[BEGIN Source data]
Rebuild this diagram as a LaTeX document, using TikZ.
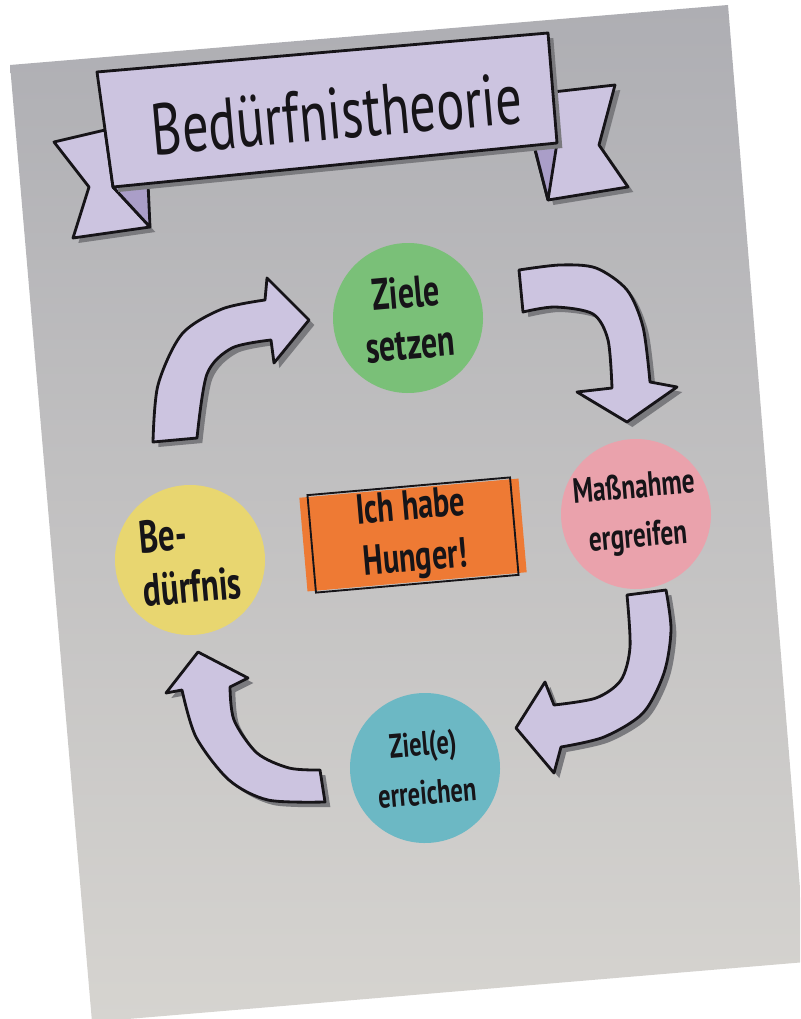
\documentclass[tikz,border=0pt]{standalone}
\usepackage{fontspec}
\newfontfamily\handfont[FakeStretch=0.72]{PT Sans}
\newfontfamily\titlefont[FakeStretch=0.72, Kerning=Off]{PT Sans}
\definecolor{paperhi}{RGB}{174,174,179}
\definecolor{paperlo}{RGB}{214,212,208}
\definecolor{lilac}{RGB}{204,196,224}
\definecolor{lilacdark}{RGB}{170,158,200}
\definecolor{shadowgray}{RGB}{122,122,126}
\definecolor{stickgreen}{RGB}{122,192,120}
\definecolor{stickpink}{RGB}{234,162,172}
\definecolor{stickyellow}{RGB}{232,214,112}
\definecolor{stickblue}{RGB}{108,184,196}
\definecolor{stickorange}{RGB}{238,122,52}
\definecolor{ink}{RGB}{22,20,24}

\tikzset{
	shadowed/.style={preaction={fill=shadowgray, transform canvas={shift={(1.6mm,-1.5mm)}}}},
	blockarrow/.style={shadowed, draw=ink, line width=2.4pt, line join=round, fill=lilac},
	ribbon/.style={shadowed, draw=ink, line width=2.4pt, line join=round, fill=lilac},
	sticker/.style={circle, minimum size=4.5cm, inner sep=0pt, rotate=5, align=center, text=ink,
		font=\handfont\bfseries\fontsize{38}{44}\selectfont},
}

\begin{document}
\begin{tikzpicture}[x=0.03cm, y=-0.03cm]
	\useasboundingbox (0,0) rectangle (800,1019);
	\clip (0,0) rectangle (800,1019);
	% the flipchart sheet
	\shade[top color=paperhi, bottom color=paperlo] (10,65) -- (728,5) -- (806,962) -- (92,1022) -- cycle;

	% banner: tails, folds, front
	\path[ribbon] (105,130) -- (54,142) -- (89,187) -- (73,238) -- (150,227) -- (113,187) -- cycle;
	\path[ribbon] (553,92) -- (615,85) -- (599,145) -- (628,187) -- (548,200) -- (534,146) -- cycle;
	\filldraw[draw=ink, line width=2.4pt, line join=round, fill=lilacdark] (113,187) -- (150,227) -- (148,183) -- cycle;
	\filldraw[draw=ink, line width=2.4pt, line join=round, fill=lilacdark] (534,145) -- (548,200) -- (557,143) -- cycle;
	\path[ribbon] (97,72) -- (548,33) -- (557,143) -- (113,187) -- cycle;
	\node[rotate=5, text=ink, font=\titlefont\fontsize{62}{66}\selectfont] (title) at (337,114) {Bedürfnistheorie};

	% the four arrows
	\path[blockarrow] plot[smooth] coordinates {(153,442) (158,385) (182,334) (222,309) (265,300)}
		-- (267,278) -- (309,320) -- (274,363)
		-- plot[smooth] coordinates {(271,340) (232,348) (207,374) (197,438)} -- cycle;
	\path[blockarrow] plot[smooth] coordinates {(519,270) (560,265) (596,268) (627,290) (643,327) (650,382)}
		-- (677,387) -- (627,422) -- (577,392)
		-- plot[smooth] coordinates {(612,388) (608,340) (593,314) (555,307) (523,312)} -- cycle;
	\path[blockarrow] plot[smooth] coordinates {(666,590) (671,630) (664,673) (643,713) (604,737) (561,747)}
		-- (554,773) -- (516,728) -- (545,682)
		-- plot[smooth] coordinates {(554,705) (596,698) (621,680) (630,647) (627,595)} -- cycle;
	\path[blockarrow] plot[smooth] coordinates {(325,802) (268,800) (229,780) (196,737) (182,690)}
		-- (166,693) -- (198,652) -- (248,678)
		-- plot[smooth] coordinates {(230,687) (234,720) (257,753) (289,768) (320,770)} -- cycle;

	% stickers
	\node[sticker, fill=stickgreen] (ziele) at (408,318) {Ziele\\setzen};
	\node[sticker, fill=stickpink, font=\handfont\bfseries\fontsize{30}{42}\selectfont] (massnahme) at (636,514) {Maßnahme\\ergreifen};
	\node[sticker, fill=stickyellow, align=left, font=\handfont\bfseries\fontsize{39}{46}\selectfont] (beduerfnis) at (190,560) {Be-\\dürfnis};
	\node[sticker, fill=stickblue, font=\handfont\bfseries\fontsize{29}{42}\selectfont] (erreichen) at (425,768) {Ziel(e)\\erreichen};

	% centre card
	\begin{scope}[shift={(413,535)}, rotate=5]
		\fill[stickorange] (-110,-47) rectangle (110,47);
	\end{scope}
	\node[draw=ink, line width=1.6pt, minimum width=6.1cm, minimum height=2.35cm, rotate=5, align=center, text=ink,
		font=\handfont\bfseries\fontsize{36}{44}\selectfont] (hunger) at (413,535) {Ich habe\\Hunger!};
\end{tikzpicture}
\end{document}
[END Source data]
__Direction__
Write out, word for word, the lines from the start of the data through the one holding "(92,1022) -- cycle;". Omit pictures.

__The solution__
Rebuild this diagram as a LaTeX document, using TikZ.
\documentclass[tikz,border=0pt]{standalone}
\usepackage{fontspec}
\newfontfamily\handfont[FakeStretch=0.72]{PT Sans}
\newfontfamily\titlefont[FakeStretch=0.72, Kerning=Off]{PT Sans}
\definecolor{paperhi}{RGB}{174,174,179}
\definecolor{paperlo}{RGB}{214,212,208}
\definecolor{lilac}{RGB}{204,196,224}
\definecolor{lilacdark}{RGB}{170,158,200}
\definecolor{shadowgray}{RGB}{122,122,126}
\definecolor{stickgreen}{RGB}{122,192,120}
\definecolor{stickpink}{RGB}{234,162,172}
\definecolor{stickyellow}{RGB}{232,214,112}
\definecolor{stickblue}{RGB}{108,184,196}
\definecolor{stickorange}{RGB}{238,122,52}
\definecolor{ink}{RGB}{22,20,24}

\tikzset{
	shadowed/.style={preaction={fill=shadowgray, transform canvas={shift={(1.6mm,-1.5mm)}}}},
	blockarrow/.style={shadowed, draw=ink, line width=2.4pt, line join=round, fill=lilac},
	ribbon/.style={shadowed, draw=ink, line width=2.4pt, line join=round, fill=lilac},
	sticker/.style={circle, minimum size=4.5cm, inner sep=0pt, rotate=5, align=center, text=ink,
		font=\handfont\bfseries\fontsize{38}{44}\selectfont},
}

\begin{document}
\begin{tikzpicture}[x=0.03cm, y=-0.03cm]
	\useasboundingbox (0,0) rectangle (800,1019);
	\clip (0,0) rectangle (800,1019);
	% the flipchart sheet
	\shade[top color=paperhi, bottom color=paperlo] (10,65) -- (728,5) -- (806,962) -- (92,1022) -- cycle;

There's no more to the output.